HER2-Positive Breast Cancer Lacks Validated Predictive Biomarkers Beyond HER2 Itself
Despite numerous translational research efforts, no biomarker beyond HER2 has achieved clinical utility for predicting response to anti-HER2 therapies in breast cancer. The authors call for a fundamental shift away from small single-centre biomarker studies toward large, well-annotated multi-centre databases. Immune-based biomarkers and molecular imaging for tumour heterogeneity quantification represent the most promising emerging approaches.
The original study
HER2-positive breast cancer is lost in translation: time for patient-centered research.
- Authors
- Gingras I, Gebhart G, de Azambuja E, Piccart-Gebhart M
- Journal
- Nature reviews.
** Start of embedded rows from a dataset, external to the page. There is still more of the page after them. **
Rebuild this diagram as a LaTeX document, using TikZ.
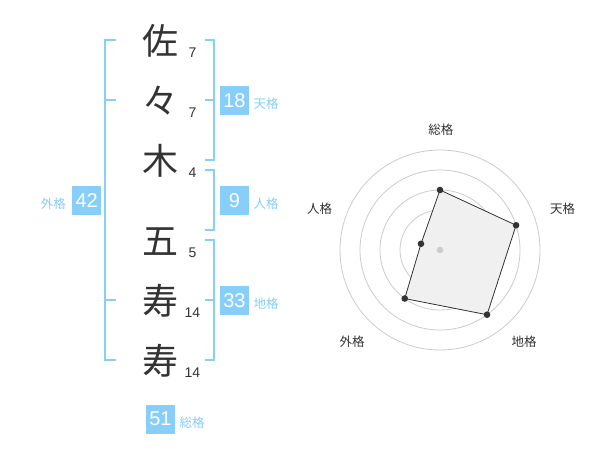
\documentclass[tikz,border=0pt]{standalone}
\usepackage{fontspec}
\setmainfont{Liberation Sans}
\newfontfamily\cjk{Noto Sans CJK JP}
\definecolor{sky}{RGB}{135,206,250}
\definecolor{ink}{HTML}{333333}
\definecolor{ringc}{HTML}{CCCCCC}
\definecolor{area}{HTML}{F0F0F0}
\begin{document}
\begin{tikzpicture}[x=1pt,y=-1pt,
  kanji/.style={font=\cjk\fontsize{36}{36}\selectfont, text=ink, inner sep=0pt, anchor=base},
  strokes/.style={font=\fontsize{14}{14}\selectfont, text=ink, inner sep=0pt},
  scorebox/.style={fill=sky, minimum width=29pt, minimum height=29pt, inner sep=0pt, text=white, font=\fontsize{20}{20}\selectfont},
  kaku/.style={font=\cjk\fontsize{12.5}{12.5}\selectfont, text=sky, inner sep=0pt},
  axislabel/.style={font=\cjk\fontsize{12.5}{12.5}\selectfont, text=ink, inner sep=0pt},
  bracket/.style={draw=sky, line width=2pt},
  ringline/.style={draw=ringc, line width=0.8pt},
  dot/.style={fill=ink},
]
\useasboundingbox[fill=white] (0,0) rectangle (600,470);

% kanji
\node[kanji] (k1) at (160,54.5) {佐};
\node[kanji] (k2) at (160,114.5) {々};
\node[kanji] (k3) at (160,174.5) {木};
\node[kanji] (k4) at (160,254.5) {五};
\node[kanji] (k5) at (160,314.5) {寿};
\node[kanji] (k6) at (160,374.5) {寿};

% stroke counts
\node[strokes] (n1) at (192.5,52.5) {7};
\node[strokes] (n2) at (192.5,112.5) {7};
\node[strokes] (n3) at (192.5,172.5) {4};
\node[strokes] (n4) at (192.5,252.5) {5};
\node[strokes] (n5) at (192.5,312.5) {14};
\node[strokes] (n6) at (192.5,372.5) {14};

% brackets
\coordinate (la) at (116,40); \coordinate (lb) at (116,360);
\draw[bracket] (la) -- (105,40) -- (105,360) -- (lb);
\draw[bracket] (105,100) -- (116,100);
\draw[bracket] (105,300) -- (116,300);

\draw[bracket] (205,40) -- (214,40) -- (214,160) -- (205,160);
\draw[bracket] (205,100) -- (214,100);
\draw[bracket] (205,170) -- (214,170) -- (214,230) -- (205,230);
\draw[bracket] (205,240) -- (214,240) -- (214,360) -- (205,360);
\draw[bracket] (205,300) -- (214,300);

% score boxes
\node[scorebox] (ten) at (234.5,100.5) {18};
\node[kaku] (tenl) at (266,104) {天格};
\node[scorebox] (jin) at (234.5,200.5) {9};
\node[kaku] (jinl) at (266,204) {人格};
\node[scorebox] (chi) at (234.5,300.5) {33};
\node[kaku] (chil) at (266,304) {地格};
\node[scorebox] (gai) at (86.7,200.5) {42};
\node[kaku] (gail) at (53.3,204) {外格};
\node[scorebox] (sou) at (160.5,419) {51};
\node[kaku] (soul) at (192,422.5) {総格};

% radar
\begin{scope}[shift={(440,250)}, yscale=-1]
  \foreach \r in {20,40,60,80,100} \draw[ringline] (0,0) circle[radius=\r];
  \coordinate (p1) at (90:60);
  \coordinate (p2) at (18:80);
  \coordinate (p3) at (-54:80);
  \coordinate (p4) at (-126:60);
  \coordinate (p5) at (162:20);
  \filldraw[fill=area, draw=ink, line width=0.8pt] (p1) -- (p2) -- (p3) -- (p4) -- (p5) -- cycle;
  \foreach \p in {p1,p2,p3,p4,p5} \fill[dot] (\p) circle[radius=3.3];
  \fill[ringc] (0,0) circle[radius=3.2];
\end{scope}

\node[axislabel] (a1) at (440.8,129.5) {総格};
\node[axislabel] (a2) at (562.5,208.5) {天格};
\node[axislabel] (a3) at (524,342) {地格};
\node[axislabel] (a4) at (352,342) {外格};
\node[axislabel] (a5) at (319.5,208.5) {人格};
\end{tikzpicture}
\end{document}
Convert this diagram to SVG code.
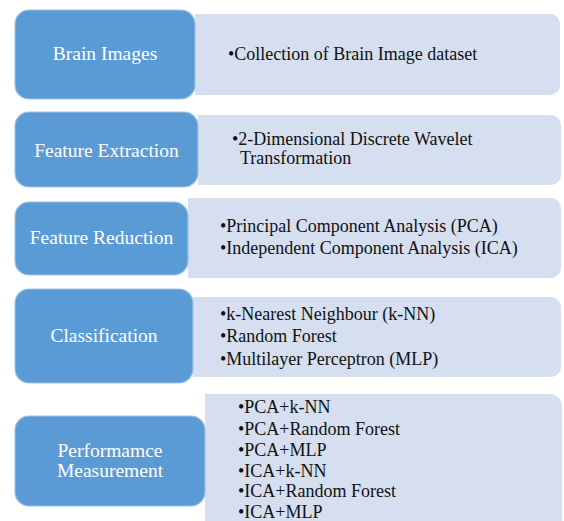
<svg xmlns="http://www.w3.org/2000/svg" width="564" height="521" viewBox="0 0 564 521">
<style>
.bg{fill:#ffffff}
.blue{fill:#5B9BD5;stroke:#9EC2E8;stroke-width:1.2}
.light{fill:#D5DFEF}
.lbl{font-family:"Liberation Serif","Times New Roman",serif;font-size:19.5px;fill:#ffffff;text-anchor:middle}
.itm{font-family:"Liberation Serif","Times New Roman",serif;font-size:18px;fill:#111111}
</style>
<rect class="bg" x="0" y="0" width="564" height="521"/>
<g id="brain-images">
<path class="light" d="M195 14 H550 A10 10 0 0 1 560 24 V85 A10 10 0 0 1 550 95 H195 Z"/>
<rect class="blue" x="15" y="10" width="180" height="89" rx="14"/>
<text class="lbl" x="105" y="60">Brain Images</text>
<text class="itm" x="228" y="60">•Collection of Brain Image dataset</text>
</g>
<g id="feature-extraction">
<path class="light" d="M198 115 H551 A10 10 0 0 1 561 125 V175 A10 10 0 0 1 551 185 H198 Z"/>
<rect class="blue" x="15" y="112" width="183" height="75" rx="14"/>
<text class="lbl" x="106.5" y="157">Feature Extraction</text>
<text class="itm" x="232" y="145">•2-Dimensional Discrete Wavelet</text>
<text class="itm" x="240" y="164">Transformation</text>
</g>
<g id="feature-reduction">
<path class="light" d="M188 198 H551 A10 10 0 0 1 561 208 V268 A10 10 0 0 1 551 278 H188 Z"/>
<rect class="blue" x="15" y="202" width="173" height="73" rx="14"/>
<text class="lbl" x="101.5" y="244">Feature Reduction</text>
<text class="itm" x="220" y="232">•Principal Component Analysis (PCA)</text>
<text class="itm" x="220" y="254">•Independent Component Analysis (ICA)</text>
</g>
<g id="classification">
<path class="light" d="M193 297 H551 A10 10 0 0 1 561 307 V367 A10 10 0 0 1 551 377 H193 Z"/>
<rect class="blue" x="15" y="289" width="178" height="94" rx="14"/>
<text class="lbl" x="104" y="342">Classification</text>
<text class="itm" x="220" y="320">•k-Nearest Neighbour (k-NN)</text>
<text class="itm" x="220" y="342">•Random Forest</text>
<text class="itm" x="220" y="365">•Multilayer Perceptron (MLP)</text>
</g>
<g id="performance-measurement">
<path class="light" d="M205 394 H550 A12 12 0 0 1 562 406 V540 H205 Z"/>
<rect class="blue" x="15" y="416" width="190" height="90" rx="14"/>
<text class="lbl" x="110" y="457">Performamce</text>
<text class="lbl" x="110" y="477">Measurement</text>
<text class="itm" x="238" y="413">•PCA+k-NN</text>
<text class="itm" x="238" y="435">•PCA+Random Forest</text>
<text class="itm" x="238" y="456">•PCA+MLP</text>
<text class="itm" x="238" y="477">•ICA+k-NN</text>
<text class="itm" x="238" y="497">•ICA+Random Forest</text>
<text class="itm" x="238" y="518">•ICA+MLP</text>
</g>
</svg>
Clinical oncology
- Type
- Journal Article, Review
- PMID
- 28762384
Original abstract
No biomarker beyond HER2 itself, which suffers from a low positive predictive value, has demonstrated clinical utility in breast cancer, despite numerous attempts to improve treatment tailoring for the growing number of anti-HER2 targeted therapies. This prompted us to examine the body of evidence, using a systematic approach, to identify putative predictive biomarkers in HER2-positive breast cancer, and discuss the hitherto failure to address the needs of patients. In the future, it is hoped immune-based biomarkers will predict benefit from anti-HER2 treatments in the neoadjuvant and adjuvant settings. In advanced-stage disease, the quantification of tumour heterogeneity using molecular-imaging technology has generated informative data on the success or failure of the antibody-drug conjugate T-DM1. Treatment tailoring remains a high priority, in cost-constrained health-care systems, but such tailoring will require a dramatic shift in the way translational research is being conducted, with the establishment of large, easily accessible, and well-annotated databases of candidate predictive biomarkers. Single-centre biomarker research should become a thing of the past.